Esse aparato militar existente no Brasil é responsável por uma chacina sistemática. O antigo “esquadrão da morte” criado por paramilitares nos anos 1960 para eliminar inimigos do regime na prática hoje está instalado em muitos batalhões da PM. Os números são impressionantes: só no estado de São Paulo (dados oficias da Corregedoria da Secretaria de Segurança Pública) desde 1998 são assassinados pela polícia ao menos 300 pessoas ao ano. Em 2001 foram 481, em 2002 624, em 2006 476. Ano passados foram 364 mortos. Esses são os homicídios registrados! Não estão computados os corpos que dão entrada nos IML como autoria desconhecida etc.     A vítima mais comum dos tiros disparados pela polícia em São Paulo é jovem: 70% dos baleados têm entre 18 e 25 anos, 97% são do sexo masculino, 62% são negros, e, em sua maioria, são pobres e sem antecedentes criminais conhecidos (Folha, 1999). Podemos fazer uma comparação com uma polícia violenta e usualmente racista, a dos Estados Unidos: em 1996, em Nova Iorque, a polícia matou 31 cidadãos, o que diminuiu para 19 em 1998 e para 11 em 1999 (New York Times, 2000). A polícia do Rio mata tantos civis anualmente quanto o conjunto das forças policiais de todo Estados Unidos, embora a população do Rio de Janeiro seja de 5,5 milhões e a dos Estados Unidos de mais de 250 milhões.

Com esse quadro é imperioso apontar a desmilitarização da PM. É preciso impor à extinção no âmbito federal desse verdadeiro ataque armado e sistemático a juventude e ao povo brasileiro.
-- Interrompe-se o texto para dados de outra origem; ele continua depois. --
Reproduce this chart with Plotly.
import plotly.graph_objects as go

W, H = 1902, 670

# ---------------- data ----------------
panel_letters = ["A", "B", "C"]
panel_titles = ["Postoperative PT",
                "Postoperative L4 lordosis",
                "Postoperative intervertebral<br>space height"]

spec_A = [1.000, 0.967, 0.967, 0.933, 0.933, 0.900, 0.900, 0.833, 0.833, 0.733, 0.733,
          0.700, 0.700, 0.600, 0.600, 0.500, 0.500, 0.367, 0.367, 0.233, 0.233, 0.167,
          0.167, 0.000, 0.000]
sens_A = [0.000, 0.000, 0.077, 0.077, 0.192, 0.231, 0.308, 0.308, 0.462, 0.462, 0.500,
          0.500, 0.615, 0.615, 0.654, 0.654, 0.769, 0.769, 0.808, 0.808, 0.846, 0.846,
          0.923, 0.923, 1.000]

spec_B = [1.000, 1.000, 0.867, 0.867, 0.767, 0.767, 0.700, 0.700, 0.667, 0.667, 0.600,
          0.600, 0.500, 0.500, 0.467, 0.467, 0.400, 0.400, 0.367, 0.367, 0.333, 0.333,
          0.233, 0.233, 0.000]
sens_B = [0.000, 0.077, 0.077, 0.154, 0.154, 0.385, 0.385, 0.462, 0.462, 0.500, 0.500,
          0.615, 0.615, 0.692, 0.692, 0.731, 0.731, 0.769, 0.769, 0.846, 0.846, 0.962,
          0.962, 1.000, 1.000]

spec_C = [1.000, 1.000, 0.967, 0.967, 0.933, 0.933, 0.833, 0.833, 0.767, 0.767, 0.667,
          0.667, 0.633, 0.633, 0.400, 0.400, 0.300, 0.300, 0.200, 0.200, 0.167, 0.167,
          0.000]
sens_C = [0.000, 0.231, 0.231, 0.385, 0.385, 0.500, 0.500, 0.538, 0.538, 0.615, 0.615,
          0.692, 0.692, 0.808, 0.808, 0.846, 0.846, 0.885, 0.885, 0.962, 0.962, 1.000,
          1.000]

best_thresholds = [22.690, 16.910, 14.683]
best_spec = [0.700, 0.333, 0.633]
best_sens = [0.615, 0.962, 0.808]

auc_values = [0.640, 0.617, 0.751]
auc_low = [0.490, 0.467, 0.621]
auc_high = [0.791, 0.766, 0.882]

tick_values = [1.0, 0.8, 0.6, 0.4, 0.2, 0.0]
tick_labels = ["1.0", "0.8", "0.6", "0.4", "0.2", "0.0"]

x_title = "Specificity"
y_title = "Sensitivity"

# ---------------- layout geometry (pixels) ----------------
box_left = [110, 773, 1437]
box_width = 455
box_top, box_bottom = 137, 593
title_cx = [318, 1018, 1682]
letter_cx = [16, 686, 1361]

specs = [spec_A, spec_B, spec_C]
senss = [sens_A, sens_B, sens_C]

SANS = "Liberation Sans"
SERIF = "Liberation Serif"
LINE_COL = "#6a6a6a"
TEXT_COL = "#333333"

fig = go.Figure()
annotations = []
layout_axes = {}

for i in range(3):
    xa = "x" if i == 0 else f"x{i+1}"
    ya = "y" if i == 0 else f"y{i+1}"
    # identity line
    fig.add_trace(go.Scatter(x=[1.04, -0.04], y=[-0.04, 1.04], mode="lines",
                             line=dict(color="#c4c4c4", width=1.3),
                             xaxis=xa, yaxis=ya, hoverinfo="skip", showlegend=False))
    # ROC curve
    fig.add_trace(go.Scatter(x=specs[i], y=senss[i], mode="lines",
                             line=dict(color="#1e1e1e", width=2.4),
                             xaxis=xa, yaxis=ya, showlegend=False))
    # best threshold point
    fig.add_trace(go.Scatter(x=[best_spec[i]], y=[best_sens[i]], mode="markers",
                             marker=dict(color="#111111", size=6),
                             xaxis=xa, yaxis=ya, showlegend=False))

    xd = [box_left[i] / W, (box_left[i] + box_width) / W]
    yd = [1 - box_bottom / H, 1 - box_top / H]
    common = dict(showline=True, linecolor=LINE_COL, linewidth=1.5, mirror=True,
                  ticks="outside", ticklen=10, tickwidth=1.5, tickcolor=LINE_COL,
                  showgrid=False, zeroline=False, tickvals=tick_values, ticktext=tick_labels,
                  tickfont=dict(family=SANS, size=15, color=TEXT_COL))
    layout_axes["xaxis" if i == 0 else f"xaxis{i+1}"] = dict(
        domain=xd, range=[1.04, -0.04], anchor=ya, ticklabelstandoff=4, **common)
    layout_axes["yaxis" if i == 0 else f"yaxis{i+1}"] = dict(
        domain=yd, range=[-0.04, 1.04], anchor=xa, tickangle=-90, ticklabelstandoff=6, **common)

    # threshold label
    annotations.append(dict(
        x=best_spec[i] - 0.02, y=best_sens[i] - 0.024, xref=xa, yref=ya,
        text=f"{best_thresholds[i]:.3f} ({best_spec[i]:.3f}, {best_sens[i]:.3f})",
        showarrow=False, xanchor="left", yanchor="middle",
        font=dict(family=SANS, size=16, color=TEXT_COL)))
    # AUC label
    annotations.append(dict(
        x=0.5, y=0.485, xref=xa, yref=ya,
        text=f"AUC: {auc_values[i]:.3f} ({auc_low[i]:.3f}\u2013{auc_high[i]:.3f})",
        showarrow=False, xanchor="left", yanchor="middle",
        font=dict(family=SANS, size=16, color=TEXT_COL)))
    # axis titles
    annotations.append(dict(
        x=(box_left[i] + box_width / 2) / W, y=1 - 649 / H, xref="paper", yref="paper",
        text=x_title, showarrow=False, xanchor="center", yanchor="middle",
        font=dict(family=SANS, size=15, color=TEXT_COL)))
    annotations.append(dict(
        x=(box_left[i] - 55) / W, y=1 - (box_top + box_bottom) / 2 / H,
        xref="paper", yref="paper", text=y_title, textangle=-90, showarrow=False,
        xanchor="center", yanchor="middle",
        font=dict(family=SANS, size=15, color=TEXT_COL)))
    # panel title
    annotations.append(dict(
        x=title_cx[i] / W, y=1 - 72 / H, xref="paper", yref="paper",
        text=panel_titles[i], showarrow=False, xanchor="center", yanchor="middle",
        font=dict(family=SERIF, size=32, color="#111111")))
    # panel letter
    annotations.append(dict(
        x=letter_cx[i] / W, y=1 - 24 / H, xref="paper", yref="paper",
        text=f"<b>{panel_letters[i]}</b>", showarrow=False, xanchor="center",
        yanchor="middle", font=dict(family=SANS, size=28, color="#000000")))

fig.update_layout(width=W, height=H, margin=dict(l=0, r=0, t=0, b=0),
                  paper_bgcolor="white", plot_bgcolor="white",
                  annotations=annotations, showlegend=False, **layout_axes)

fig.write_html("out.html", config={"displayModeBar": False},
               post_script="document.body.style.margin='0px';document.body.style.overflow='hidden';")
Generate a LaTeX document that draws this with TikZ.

Na década de 1990 um projeto prevendo a desmilitarização foi apresentado no Congresso Nacional pelo então dep. Helio Bicudo do PT-SP e anos depois arquivado. Uma ampla mobilização das organizações dos trabalhadores, dos sindicatos e do povo deve exigir dos poderes constituídos encerrar esse período de trevas que perdura. Isso somado pela apuração e punição de todos os envolvidos nos crimes da ditadura. Os torturadores e seus assistentes, os financiadores, os legistas, as autoridades do período, todos devem ser processados e sumariamente condenados. Devemos nos apoiar na criação das Comissões da Verdade que se instalam e exigir, num movimento de unidade que envolva as organizações de juventude, estudantis, sindicatos e centrais sindicais, personalidades democráticas e partidos a punição de todos aqueles que cometeram os crimes que serão apontados. Essa tarefa democrática elementar, mínima, não está nas mãos dos “grandes” da sociedade brasileira, não está nos salões e convenções das empresas e multinacionais. Essa tarefa democrática está única e exclusivamente nas mãos do povo trabalhador. Como também seguimos exigindo a retirada das tropas militares do Haiti. Seguimos estendendo nossa mão solidária ao povo orgulhoso desse pequeno país que sofre com a ocupação militar que esmaga sua soberania nacional.

*Henrique Ollitta, fundador do PT em São Paulo, militante da Corrente O Trabalho do PT, seção brasileira da IV Internacional é presidente do Diretório Zonal do PT de Vila Maria, São Paulo-SP.